**What is expected:**
What follows is a set of entries. Give them again exactly, without the pictures.

# # # #

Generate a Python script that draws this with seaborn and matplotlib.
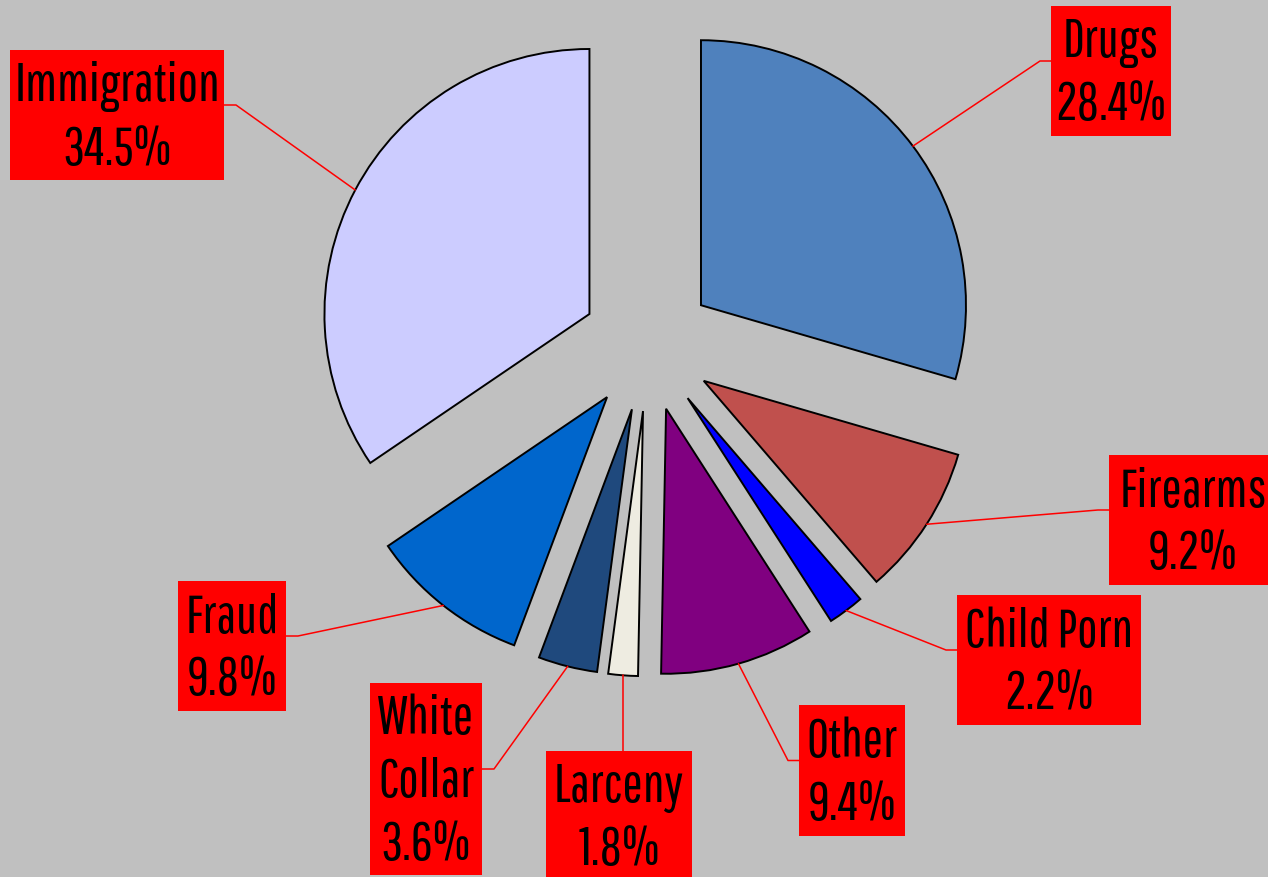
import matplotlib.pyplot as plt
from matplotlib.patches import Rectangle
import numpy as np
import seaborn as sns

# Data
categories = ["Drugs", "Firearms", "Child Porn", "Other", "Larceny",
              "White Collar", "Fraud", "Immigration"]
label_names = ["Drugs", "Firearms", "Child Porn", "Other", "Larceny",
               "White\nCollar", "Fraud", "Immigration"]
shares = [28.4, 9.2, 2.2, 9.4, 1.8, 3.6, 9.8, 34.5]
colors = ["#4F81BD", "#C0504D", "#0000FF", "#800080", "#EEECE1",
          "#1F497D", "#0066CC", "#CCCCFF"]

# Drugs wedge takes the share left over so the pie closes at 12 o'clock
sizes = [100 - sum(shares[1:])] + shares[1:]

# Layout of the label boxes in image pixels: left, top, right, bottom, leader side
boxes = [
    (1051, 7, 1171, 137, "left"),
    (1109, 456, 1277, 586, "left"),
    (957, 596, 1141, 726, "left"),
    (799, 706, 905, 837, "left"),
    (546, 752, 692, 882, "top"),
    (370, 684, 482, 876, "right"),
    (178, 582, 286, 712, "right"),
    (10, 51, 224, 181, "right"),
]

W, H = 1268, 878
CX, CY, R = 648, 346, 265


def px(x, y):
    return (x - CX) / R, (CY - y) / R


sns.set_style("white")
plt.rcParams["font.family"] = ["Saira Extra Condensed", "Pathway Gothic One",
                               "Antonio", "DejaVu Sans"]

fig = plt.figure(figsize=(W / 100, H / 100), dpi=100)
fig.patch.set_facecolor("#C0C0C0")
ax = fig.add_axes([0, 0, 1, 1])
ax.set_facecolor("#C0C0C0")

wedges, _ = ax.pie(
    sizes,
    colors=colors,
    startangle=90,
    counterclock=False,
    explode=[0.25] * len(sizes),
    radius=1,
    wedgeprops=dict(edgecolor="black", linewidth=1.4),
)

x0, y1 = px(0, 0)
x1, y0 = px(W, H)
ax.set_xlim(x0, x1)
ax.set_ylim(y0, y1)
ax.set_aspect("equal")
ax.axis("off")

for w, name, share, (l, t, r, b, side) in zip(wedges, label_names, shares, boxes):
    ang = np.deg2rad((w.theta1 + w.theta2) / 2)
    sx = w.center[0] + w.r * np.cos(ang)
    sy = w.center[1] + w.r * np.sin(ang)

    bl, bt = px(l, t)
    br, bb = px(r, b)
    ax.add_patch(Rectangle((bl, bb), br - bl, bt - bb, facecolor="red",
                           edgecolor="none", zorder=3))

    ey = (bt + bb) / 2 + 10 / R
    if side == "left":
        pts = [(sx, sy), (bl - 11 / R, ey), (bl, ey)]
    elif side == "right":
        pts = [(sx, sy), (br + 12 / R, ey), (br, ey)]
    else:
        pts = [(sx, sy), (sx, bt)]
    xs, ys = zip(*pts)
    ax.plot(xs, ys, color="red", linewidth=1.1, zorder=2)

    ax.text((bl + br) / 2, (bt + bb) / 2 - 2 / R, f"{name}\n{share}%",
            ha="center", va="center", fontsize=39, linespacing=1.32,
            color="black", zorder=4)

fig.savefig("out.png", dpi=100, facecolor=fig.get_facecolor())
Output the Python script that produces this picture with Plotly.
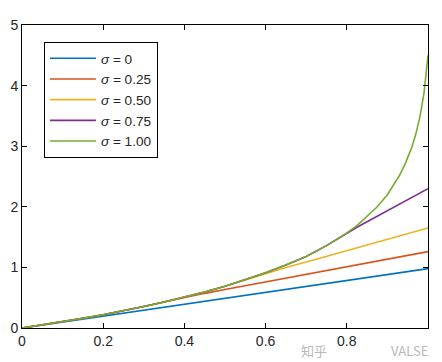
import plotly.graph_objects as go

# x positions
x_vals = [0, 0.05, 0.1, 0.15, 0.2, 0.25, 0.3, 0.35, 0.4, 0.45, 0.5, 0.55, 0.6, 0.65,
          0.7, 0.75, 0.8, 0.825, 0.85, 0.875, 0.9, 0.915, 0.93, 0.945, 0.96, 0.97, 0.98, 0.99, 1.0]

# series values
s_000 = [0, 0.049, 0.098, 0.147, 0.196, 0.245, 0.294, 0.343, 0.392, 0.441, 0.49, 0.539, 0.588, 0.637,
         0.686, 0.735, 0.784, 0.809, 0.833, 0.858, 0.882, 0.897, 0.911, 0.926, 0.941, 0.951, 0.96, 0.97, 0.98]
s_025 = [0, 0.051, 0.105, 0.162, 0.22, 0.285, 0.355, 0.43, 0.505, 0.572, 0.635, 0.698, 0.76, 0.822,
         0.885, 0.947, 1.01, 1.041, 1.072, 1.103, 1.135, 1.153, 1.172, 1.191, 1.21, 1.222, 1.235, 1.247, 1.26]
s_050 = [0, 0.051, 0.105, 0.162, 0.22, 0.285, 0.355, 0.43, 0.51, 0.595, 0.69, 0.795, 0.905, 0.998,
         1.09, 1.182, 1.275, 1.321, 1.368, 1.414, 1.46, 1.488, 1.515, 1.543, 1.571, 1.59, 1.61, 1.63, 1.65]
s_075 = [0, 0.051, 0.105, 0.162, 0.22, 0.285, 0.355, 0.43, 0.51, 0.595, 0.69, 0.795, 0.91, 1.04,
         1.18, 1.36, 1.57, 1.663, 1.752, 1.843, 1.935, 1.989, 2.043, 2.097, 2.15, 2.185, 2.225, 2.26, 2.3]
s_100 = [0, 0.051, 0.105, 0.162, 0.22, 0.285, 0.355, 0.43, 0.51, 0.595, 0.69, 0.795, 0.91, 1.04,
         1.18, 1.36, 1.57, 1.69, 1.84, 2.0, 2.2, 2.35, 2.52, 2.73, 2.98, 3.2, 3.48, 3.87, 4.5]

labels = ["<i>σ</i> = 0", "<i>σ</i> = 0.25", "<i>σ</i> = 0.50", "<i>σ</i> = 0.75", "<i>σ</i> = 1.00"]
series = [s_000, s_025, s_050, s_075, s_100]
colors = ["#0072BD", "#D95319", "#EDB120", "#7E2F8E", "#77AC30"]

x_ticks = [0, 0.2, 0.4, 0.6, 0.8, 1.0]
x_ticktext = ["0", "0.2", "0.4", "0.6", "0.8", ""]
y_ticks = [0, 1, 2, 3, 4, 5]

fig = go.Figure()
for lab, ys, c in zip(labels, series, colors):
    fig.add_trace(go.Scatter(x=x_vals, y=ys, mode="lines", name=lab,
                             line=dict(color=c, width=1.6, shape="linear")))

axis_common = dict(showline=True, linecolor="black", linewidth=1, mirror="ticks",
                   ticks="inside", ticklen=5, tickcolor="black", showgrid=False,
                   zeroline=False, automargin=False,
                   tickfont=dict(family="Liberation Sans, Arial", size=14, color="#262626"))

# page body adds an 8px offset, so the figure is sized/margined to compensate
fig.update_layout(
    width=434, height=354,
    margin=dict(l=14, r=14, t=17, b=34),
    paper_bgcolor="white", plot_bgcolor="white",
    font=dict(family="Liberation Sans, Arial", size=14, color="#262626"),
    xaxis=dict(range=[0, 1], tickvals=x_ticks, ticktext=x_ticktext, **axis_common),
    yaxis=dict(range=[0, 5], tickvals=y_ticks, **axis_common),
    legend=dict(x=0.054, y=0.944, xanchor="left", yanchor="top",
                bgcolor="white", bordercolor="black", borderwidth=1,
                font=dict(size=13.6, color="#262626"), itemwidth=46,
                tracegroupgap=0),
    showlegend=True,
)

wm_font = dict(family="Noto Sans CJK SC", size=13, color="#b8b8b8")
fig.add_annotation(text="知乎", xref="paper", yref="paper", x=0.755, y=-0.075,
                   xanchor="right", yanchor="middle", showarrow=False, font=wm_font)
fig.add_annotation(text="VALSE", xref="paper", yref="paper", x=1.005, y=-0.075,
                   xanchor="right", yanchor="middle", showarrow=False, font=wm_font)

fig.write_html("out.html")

# # # #

**Complete answer:**
Generate a Python script that draws this with seaborn and matplotlib.
import matplotlib.pyplot as plt
from matplotlib.patches import Rectangle
import numpy as np
import seaborn as sns

# Data
categories = ["Drugs", "Firearms", "Child Porn", "Other", "Larceny",
              "White Collar", "Fraud", "Immigration"]
label_names = ["Drugs", "Firearms", "Child Porn", "Other", "Larceny",
               "White\nCollar", "Fraud", "Immigration"]
shares = [28.4, 9.2, 2.2, 9.4, 1.8, 3.6, 9.8, 34.5]
colors = ["#4F81BD", "#C0504D", "#0000FF", "#800080", "#EEECE1",
          "#1F497D", "#0066CC", "#CCCCFF"]

# Drugs wedge takes the share left over so the pie closes at 12 o'clock
sizes = [100 - sum(shares[1:])] + shares[1:]

# Layout of the label boxes in image pixels: left, top, right, bottom, leader side
boxes = [
    (1051, 7, 1171, 137, "left"),
    (1109, 456, 1277, 586, "left"),
    (957, 596, 1141, 726, "left"),
    (799, 706, 905, 837, "left"),
    (546, 752, 692, 882, "top"),
    (370, 684, 482, 876, "right"),
    (178, 582, 286, 712, "right"),
    (10, 51, 224, 181, "right"),
]

W, H = 1268, 878
CX, CY, R = 648, 346, 265


def px(x, y):
    return (x - CX) / R, (CY - y) / R


sns.set_style("white")
plt.rcParams["font.family"] = ["Saira Extra Condensed", "Pathway Gothic One",
                               "Antonio", "DejaVu Sans"]

fig = plt.figure(figsize=(W / 100, H / 100), dpi=100)
fig.patch.set_facecolor("#C0C0C0")
ax = fig.add_axes([0, 0, 1, 1])
ax.set_facecolor("#C0C0C0")

wedges, _ = ax.pie(
    sizes,
    colors=colors,
    startangle=90,
    counterclock=False,
    explode=[0.25] * len(sizes),
    radius=1,
    wedgeprops=dict(edgecolor="black", linewidth=1.4),
)

x0, y1 = px(0, 0)
x1, y0 = px(W, H)
ax.set_xlim(x0, x1)
ax.set_ylim(y0, y1)
ax.set_aspect("equal")
ax.axis("off")

for w, name, share, (l, t, r, b, side) in zip(wedges, label_names, shares, boxes):
    ang = np.deg2rad((w.theta1 + w.theta2) / 2)
    sx = w.center[0] + w.r * np.cos(ang)
    sy = w.center[1] + w.r * np.sin(ang)

    bl, bt = px(l, t)
    br, bb = px(r, b)
    ax.add_patch(Rectangle((bl, bb), br - bl, bt - bb, facecolor="red",
                           edgecolor="none", zorder=3))

    ey = (bt + bb) / 2 + 10 / R
    if side == "left":
        pts = [(sx, sy), (bl - 11 / R, ey), (bl, ey)]
    elif side == "right":
        pts = [(sx, sy), (br + 12 / R, ey), (br, ey)]
    else:
        pts = [(sx, sy), (sx, bt)]
    xs, ys = zip(*pts)
    ax.plot(xs, ys, color="red", linewidth=1.1, zorder=2)

    ax.text((bl + br) / 2, (bt + bb) / 2 - 2 / R, f"{name}\n{share}%",
            ha="center", va="center", fontsize=39, linespacing=1.32,
            color="black", zorder=4)

fig.savefig("out.png", dpi=100, facecolor=fig.get_facecolor())
Output the Python script that produces this picture with Plotly.
import plotly.graph_objects as go

# x positions
x_vals = [0, 0.05, 0.1, 0.15, 0.2, 0.25, 0.3, 0.35, 0.4, 0.45, 0.5, 0.55, 0.6, 0.65,
          0.7, 0.75, 0.8, 0.825, 0.85, 0.875, 0.9, 0.915, 0.93, 0.945, 0.96, 0.97, 0.98, 0.99, 1.0]

# series values
s_000 = [0, 0.049, 0.098, 0.147, 0.196, 0.245, 0.294, 0.343, 0.392, 0.441, 0.49, 0.539, 0.588, 0.637,
         0.686, 0.735, 0.784, 0.809, 0.833, 0.858, 0.882, 0.897, 0.911, 0.926, 0.941, 0.951, 0.96, 0.97, 0.98]
s_025 = [0, 0.051, 0.105, 0.162, 0.22, 0.285, 0.355, 0.43, 0.505, 0.572, 0.635, 0.698, 0.76, 0.822,
         0.885, 0.947, 1.01, 1.041, 1.072, 1.103, 1.135, 1.153, 1.172, 1.191, 1.21, 1.222, 1.235, 1.247, 1.26]
s_050 = [0, 0.051, 0.105, 0.162, 0.22, 0.285, 0.355, 0.43, 0.51, 0.595, 0.69, 0.795, 0.905, 0.998,
         1.09, 1.182, 1.275, 1.321, 1.368, 1.414, 1.46, 1.488, 1.515, 1.543, 1.571, 1.59, 1.61, 1.63, 1.65]
s_075 = [0, 0.051, 0.105, 0.162, 0.22, 0.285, 0.355, 0.43, 0.51, 0.595, 0.69, 0.795, 0.91, 1.04,
         1.18, 1.36, 1.57, 1.663, 1.752, 1.843, 1.935, 1.989, 2.043, 2.097, 2.15, 2.185, 2.225, 2.26, 2.3]
s_100 = [0, 0.051, 0.105, 0.162, 0.22, 0.285, 0.355, 0.43, 0.51, 0.595, 0.69, 0.795, 0.91, 1.04,
         1.18, 1.36, 1.57, 1.69, 1.84, 2.0, 2.2, 2.35, 2.52, 2.73, 2.98, 3.2, 3.48, 3.87, 4.5]

labels = ["<i>σ</i> = 0", "<i>σ</i> = 0.25", "<i>σ</i> = 0.50", "<i>σ</i> = 0.75", "<i>σ</i> = 1.00"]
series = [s_000, s_025, s_050, s_075, s_100]
colors = ["#0072BD", "#D95319", "#EDB120", "#7E2F8E", "#77AC30"]

x_ticks = [0, 0.2, 0.4, 0.6, 0.8, 1.0]
x_ticktext = ["0", "0.2", "0.4", "0.6", "0.8", ""]
y_ticks = [0, 1, 2, 3, 4, 5]

fig = go.Figure()
for lab, ys, c in zip(labels, series, colors):
    fig.add_trace(go.Scatter(x=x_vals, y=ys, mode="lines", name=lab,
                             line=dict(color=c, width=1.6, shape="linear")))

axis_common = dict(showline=True, linecolor="black", linewidth=1, mirror="ticks",
                   ticks="inside", ticklen=5, tickcolor="black", showgrid=False,
                   zeroline=False, automargin=False,
                   tickfont=dict(family="Liberation Sans, Arial", size=14, color="#262626"))

# page body adds an 8px offset, so the figure is sized/margined to compensate
fig.update_layout(
    width=434, height=354,
    margin=dict(l=14, r=14, t=17, b=34),
    paper_bgcolor="white", plot_bgcolor="white",
    font=dict(family="Liberation Sans, Arial", size=14, color="#262626"),
    xaxis=dict(range=[0, 1], tickvals=x_ticks, ticktext=x_ticktext, **axis_common),
    yaxis=dict(range=[0, 5], tickvals=y_ticks, **axis_common),
    legend=dict(x=0.054, y=0.944, xanchor="left", yanchor="top",
                bgcolor="white", bordercolor="black", borderwidth=1,
                font=dict(size=13.6, color="#262626"), itemwidth=46,
                tracegroupgap=0),
    showlegend=True,
)

wm_font = dict(family="Noto Sans CJK SC", size=13, color="#b8b8b8")
fig.add_annotation(text="知乎", xref="paper", yref="paper", x=0.755, y=-0.075,
                   xanchor="right", yanchor="middle", showarrow=False, font=wm_font)
fig.add_annotation(text="VALSE", xref="paper", yref="paper", x=1.005, y=-0.075,
                   xanchor="right", yanchor="middle", showarrow=False, font=wm_font)

fig.write_html("out.html")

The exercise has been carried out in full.